Finished reading it on 12/9.  The more I think about this book, the more I like it.  I need to read it again -- it would be a good book for book group.  At first brush, I kept thinking that the book was episodic and disjointed - characters wander in and out, events occur and go nowhere -- but on reflection, thematic elements weave everything together.  I started to think about how the different gardens in the story reveal differences and similarities in Native and European culture, then how the same could be said for religious rituals, and how, in Indigo's importation of gladiolus bulbs to Arizona and in the Ghost Dance movement's co-opting of Jesus, European culture both transforms and is transformed by Native American culture.  The whole structure of the book is symbolized in Delena's "gypsy cards," scattered by storm winds and then read as a fortune as she finds them stuck in rocks and bushes.  The fragmented events and characters tell a story to the reader seemingly by chance. 
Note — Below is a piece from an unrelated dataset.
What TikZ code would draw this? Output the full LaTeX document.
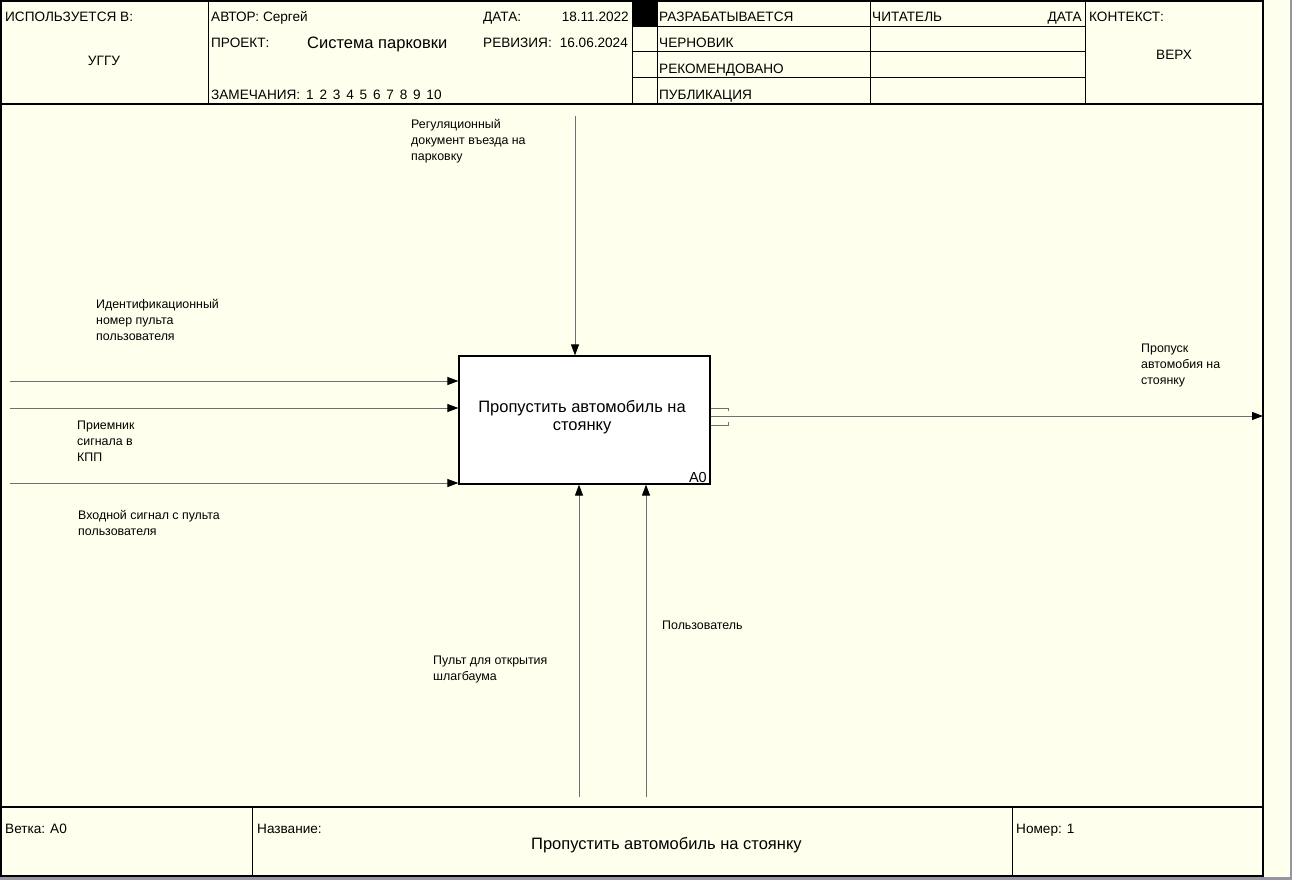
\documentclass[tikz,border=0pt]{standalone}
\usepackage{fontspec}
\setmainfont{Liberation Sans}
\usetikzlibrary{arrows.meta}
\definecolor{paper}{RGB}{255,255,238}
\definecolor{wire}{RGB}{112,112,112}
\definecolor{edge}{RGB}{150,150,160}
\begin{document}
\begin{tikzpicture}[x=1pt,y=-1pt,
  frame/.style={line width=1.6pt,black},
  thin/.style={line width=1pt,black},
  wirearrow/.style={draw=wire,line width=1pt,-{Triangle[length=11pt,width=8pt,fill=black,color=black]}},
  stub/.style={draw=wire,line width=1pt},
  hdr/.style={font=\fontsize{13.6}{16}\selectfont,inner sep=0pt,anchor=base west},
  big/.style={font=\fontsize{16.5}{18}\selectfont,inner sep=0pt},
  lbl/.style={font=\fontsize{12.4}{16}\selectfont,inner sep=0pt,align=left,anchor=north west},
  func/.style={draw=black,line width=1.2pt,fill=white,minimum width=251pt,minimum height=128pt,inner sep=0pt}]
\useasboundingbox (0,0) rectangle (1292,880);
\fill[paper] (0,0) rectangle (1292,880);
% window edges
\draw[edge,line width=3pt] (0,878.5) -- (1292,878.5);
\draw[edge,line width=1.5pt] (1291.2,0) -- (1291.2,877);

% outer frame and header/footer bands
\draw[frame] (0.8,0.8) rectangle (1263,876);
\draw[frame] (0.8,104) -- (1263,104);
\draw[frame] (0.8,807) -- (1263,807);
\draw[thin] (208,0.8) -- (208,104);
\draw[thin] (632,0.8) -- (632,104);
\draw[thin] (657,0.8) -- (657,104);
\draw[thin] (870,0.8) -- (870,104);
\draw[thin] (1085,0.8) -- (1085,104);
\foreach \yy in {27,52,78} \draw[thin] (632,\yy) -- (1085,\yy);
\fill[black] (632,0.8) rectangle (657,27);
\draw[thin] (252,807) -- (252,876);
\draw[thin] (1012,807) -- (1012,876);

% header texts
\node[hdr] (usedat) at (5,22) {ИСПОЛЬЗУЕТСЯ В:};
\node[hdr,anchor=base] (org) at (104,66) {УГГУ};
\node[hdr] (author) at (211,21.5) {АВТОР: Сергей};
\node[hdr] (datek) at (483,21.5) {ДАТА:};
\node[hdr,anchor=base east] (datev) at (629,21.5) {18.11.2022};
\node[hdr] (projk) at (211,47.5) {ПРОЕКТ:};
\node[big,anchor=base west] (projv) at (307,48.5) {Система парковки};
\node[hdr] (rev) at (483,47.5) {РЕВИЗИЯ:\hspace{8pt}16.06.2024};
\node[hdr] (notes) at (211,100) {ЗАМЕЧАНИЯ:\hspace{6pt}1\hspace{5.8pt}2\hspace{5.8pt}3\hspace{5.8pt}4\hspace{5.8pt}5\hspace{5.8pt}6\hspace{5.8pt}7\hspace{5.8pt}8\hspace{5.8pt}9\hspace{5.8pt}10};
\node[hdr] (st1) at (659,21.5) {РАЗРАБАТЫВАЕТСЯ};
\node[hdr] (st2) at (659,47.5) {ЧЕРНОВИК};
\node[hdr] (st3) at (659,73.5) {РЕКОМЕНДОВАНО};
\node[hdr] (st4) at (659,99.5) {ПУБЛИКАЦИЯ};
\node[hdr] (reader) at (872,21.5) {ЧИТАТЕЛЬ};
\node[hdr,anchor=base east] (rdate) at (1082,21.5) {ДАТА};
\node[hdr] (ctx) at (1089,22) {КОНТЕКСТ:};
\node[hdr,anchor=base] (top) at (1174,60) {ВЕРХ};

% footer texts
\node[hdr] (branch) at (5,833) {Ветка: A0};
\node[hdr] (namek) at (257,833) {Название:};
\node[big,anchor=base west] (namev) at (531,849.5) {Пропустить автомобиль на стоянку};
\node[hdr] (num) at (1016,833) {Номер: 1};

% function block
\node[func] (a0) at (584.5,420) {};
\node[big,align=center] (a0txt) at (582,417) {Пропустить автомобиль на\\стоянку};
\node[font=\fontsize{14.5}{16}\selectfont,inner sep=0pt,anchor=south east] (a0num) at (707,483) {A0};

% control
\coordinate (ctl) at (575,116);
\draw[wirearrow] (ctl) -- (ctl |- a0.north);
\node[lbl] (ctllbl) at (411,119) {Регуляционный\\документ въезда на\\парковку};

% inputs
\coordinate (in1) at (10,381);
\coordinate (in2) at (10,408);
\coordinate (in3) at (10,483);
\draw[wirearrow] (in1) -- (in1 -| a0.west);
\draw[wirearrow] (in2) -- (in2 -| a0.west);
\draw[wirearrow] (in3) -- (in3 -| a0.west);
\node[lbl] (in1lbl) at (96,299) {Идентификационный\\номер пульта\\пользователя};
\node[lbl] (in2lbl) at (77,421) {Приемник\\сигнала в\\КПП};
\node[lbl] (in3lbl) at (78,510) {Входной сигнал с пульта\\пользователя};

% output
\coordinate (out) at (1263,416);
\draw[wirearrow] (a0.east |- out) -- (out);
\draw[stub] (a0.east |- 0,408) -- (728,408) -- (728,411);
\draw[stub] (a0.east |- 0,425) -- (728,425) -- (728,422);
\node[lbl] (outlbl) at (1141,344) {Пропуск\\автомобия на\\стоянку};

% mechanisms
\coordinate (m1) at (579,797);
\coordinate (m2) at (646,797);
\draw[wirearrow] (m1) -- (m1 |- a0.south);
\draw[wirearrow] (m2) -- (m2 |- a0.south);
\node[lbl] (m1lbl) at (433,656) {Пульт для открытия\\шлагбаума};
\node[lbl] (m2lbl) at (662,621) {Пользователь};
\end{tikzpicture}
\end{document}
12/3/03 -- Finished The Myth of Pope Joan.  Fascinating story, and his approach to history is interesting -- I suppose you could call this an intellectual history, the story of an idea and its relationship to various historical developments.  The story of Pope Joan was used as a cautionary tale (with various morals) by Catholic authors, then taken up by Protestants during the Reformation and used against Catholicism. 

In addition to being an interesting, if difficult, read, it contained more new words than anything I can remember reading in ages.  Florilegium (a compendium -- originally of plant descriptions, but by extension of anything), hebdomadary (weekly), euhemerism (the view that gods of various cultures are enlarged, mythicized ancient human heroes), lapidation (stoning), agnatic (inherited, especially through the male line), aporia (unknown or unknowable things), anodyne (something relieving pain -- I felt as if I should have known this, as I've seen it before, but I couldn't come up with the meaning from memory), aleatory (dependent on random occurrences), and deontological (relating to ethics or moral theory -- not the opposite of ontological, which it looked like).